I am inspired by my childhood and my parents’ home in Kent, we take the children there on the weekends and they can run free. The garden there and its seasons inspires a lot of my food writing. My mother planted an orchard, fruit cages, a vegetable garden. There are also local producers for meat and dairy. The garden itself has its own bounty with an ancient Mulberry tree, for making mulberry jelly and wild blackberries. It is very special to us all.  

Was cooking a big part of your life growing up? Where did your passion for healthy cooking come from?

I am the eldest of four children so I would always be helping my mum in the kitchen. From a young age I was used to making dinner for us kids, or packed lunches for picnics outdoors or trips to the local horse stables. All my siblings are good cooks, so food was a skill we all learnt growing up. My parents must have specifically encouraged my cooking as I remember when I was 10 years old attending a Junior Cordon Bleu 12-week training course in Marylebone; then later when I was 16 years old, I spent a Summer at the Ballymaloe Cooking School, in Ireland.

My mother was a brilliant home cook, but I later discovered both her parents were great cooks. Her father Peter Norton was a confectioner who manufactured sweets and chocolates. At home he would make wonderful homemade pickles, chutneys, jam and preserves. She grew up in South Africa where there was plentiful produce and fruit trees. Her mother Sheila was a very accomplished cook who aspired to cook complicated European dishes, mostly French, for very elaborate dinner parties. In my mother’s recipes were also all her parents recipes and their dinner party logbooks, it has been fascinating to look at my family history through the lens of food and their cooking.

My father’s family founded Marks and Spencer, so food retailing, production and sourcing are part of our family heritage. Although the business was made public long before I was born, food retail is often a topic in our family.
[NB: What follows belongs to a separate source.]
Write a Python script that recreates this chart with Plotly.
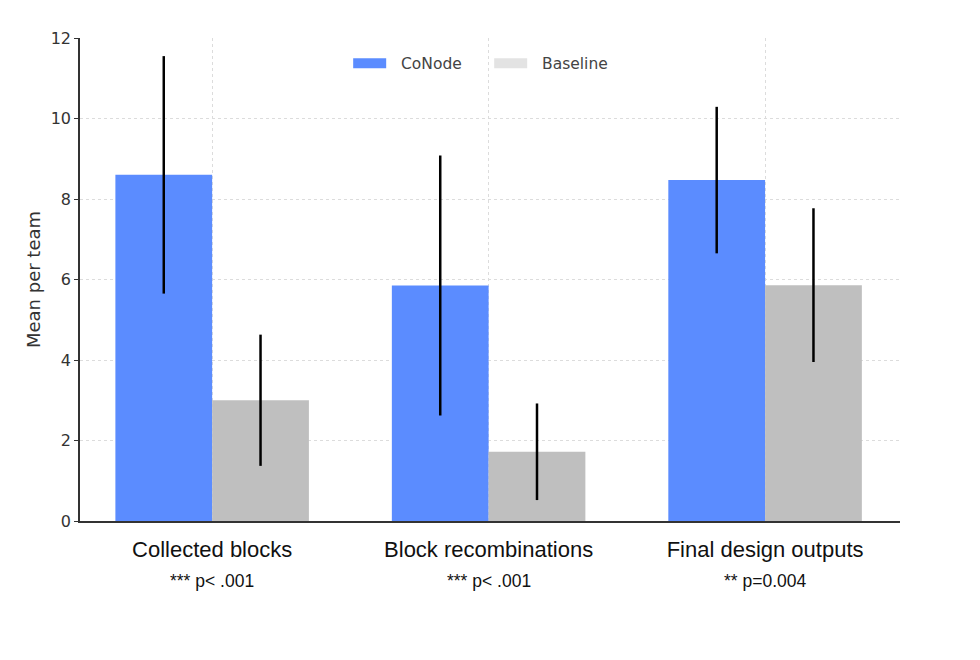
import plotly.graph_objects as go

categories = ["Collected blocks", "Block recombinations", "Final design outputs"]
p_labels = ["*** p< .001", "*** p< .001", "** p=0.004"]
conode_mean = [8.6, 5.85, 8.47]
conode_err = [2.95, 3.23, 1.82]
baseline_mean = [3.0, 1.72, 5.86]
baseline_err = [1.63, 1.2, 1.91]

blue = "#5b8cff"
grey = "#bfbfbf"
grey_legend = "#e3e3e3"

x = list(range(len(categories)))

fig = go.Figure()
fig.add_trace(go.Bar(x=x, y=conode_mean, name="CoNode", marker_color=blue,
                     marker_line_width=0, showlegend=False, offsetgroup="a",
                     error_y=dict(type="data", array=conode_err, color="black", thickness=2.5, width=0)))
fig.add_trace(go.Bar(x=x, y=baseline_mean, name="Baseline", marker_color=grey,
                     marker_line_width=0, showlegend=False, offsetgroup="b",
                     error_y=dict(type="data", array=baseline_err, color="black", thickness=2.5, width=0)))
# legend entries (wide rectangular swatches)
fig.add_trace(go.Scatter(x=[None], y=[None], name="\u00a0\u00a0CoNode", mode="lines",
                         line=dict(color=blue, width=10)))
fig.add_trace(go.Scatter(x=[None], y=[None], name="\u00a0\u00a0Baseline", mode="lines",
                         line=dict(color=grey_legend, width=10)))

for i, p in enumerate(p_labels):
    fig.add_annotation(x=i, y=-0.124, xref="x", yref="paper", text=p, showarrow=False,
                       yanchor="middle",
                       font=dict(family="Liberation Sans, Arial", size=17.5, color="#111"))

fig.update_layout(
    width=980, height=660,
    margin=dict(l=80, r=80, t=38, b=139),
    paper_bgcolor="white", plot_bgcolor="white",
    barmode="group", bargap=0.3, bargroupgap=0,
    font=dict(family="DejaVu Sans", color="#333"),
    legend=dict(orientation="h", x=0.499, xanchor="center", y=0.982, yanchor="top",
                font=dict(size=15.5, color="#444"), bgcolor="rgba(0,0,0,0)",
                itemwidth=33, entrywidth=93, entrywidthmode="pixels",
                traceorder="normal"),
    showlegend=True,
)
fig.update_xaxes(
    tickmode="array", tickvals=x, ticktext=categories, range=[-0.478, 2.488],
    tickfont=dict(family="Liberation Sans, Arial", size=22, color="#111"),
    showline=True, linecolor="#333", linewidth=1.5,
    showgrid=True, gridcolor="#dcdcdc", griddash="3px,3px", gridwidth=1,
    ticks="", ticklabelstandoff=8, zeroline=False,
)
fig.update_yaxes(
    range=[0, 12], tickvals=[0, 2, 4, 6, 8, 10, 12],
    tickfont=dict(size=16, color="#333"),
    title=dict(text="Mean per team", font=dict(size=18, color="#333"), standoff=5),
    showline=True, linecolor="#333", linewidth=1.5,
    showgrid=True, gridcolor="#dcdcdc", griddash="3px,3px", gridwidth=1,
    ticks="outside", ticklen=4, tickcolor="#333", zeroline=False,
)
fig.write_html("out.html")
What’s one piece of advice you would give to your younger self when you first started?

Goodness, I want to say something wise and helpful. Truthfully the advice might be – you won’t have all the answers and really you don’t need to.

And finally, we have to ask, what is your favourite thing about a pair of dungarees?!

Comfort. I am also a big believer in investing in pieces that stand the test of time. We have to buy more consciously, which means making better choices.

Did you dress your children in dungarees as they were growing up?

Yes, absolutely. My children are very tall so anything I can buy that wears well and can be handed down is a win win.

And lastly, our quick-fire questions!

Tea or Coffee? Both. Sorry what a get out. I’ll try and be more specific a strong cup of tea first thing when I wake up, then coffee during the morning, with a sharp cut off after lunch. Finally, a herbal tea at the end of the day.

Movie or Boxset? Movie, at home with my husband William. We can never agree on a box set or series.

YouTube or Netflix? Anything I can watch the Real Housewives on. I am addicted.

Cosy night in, or Evening with friends? Friends. In my life friends have been like family to me, I would always want to have that time with them.

Beach BBQ or Sunday Roast? Sunday Roast with loved ones. Our local beach in Kent is cold and very pebbly!

Starter or Dessert? Starter, I don’t have a sweet tooth at all, savory all the way.

Summer holidays or Christmas? Summer, my birthday is in June, so I am a Summer baby through and through.

Trainers or Heels? Flats always. I don’t stop moving, heels would slow me down.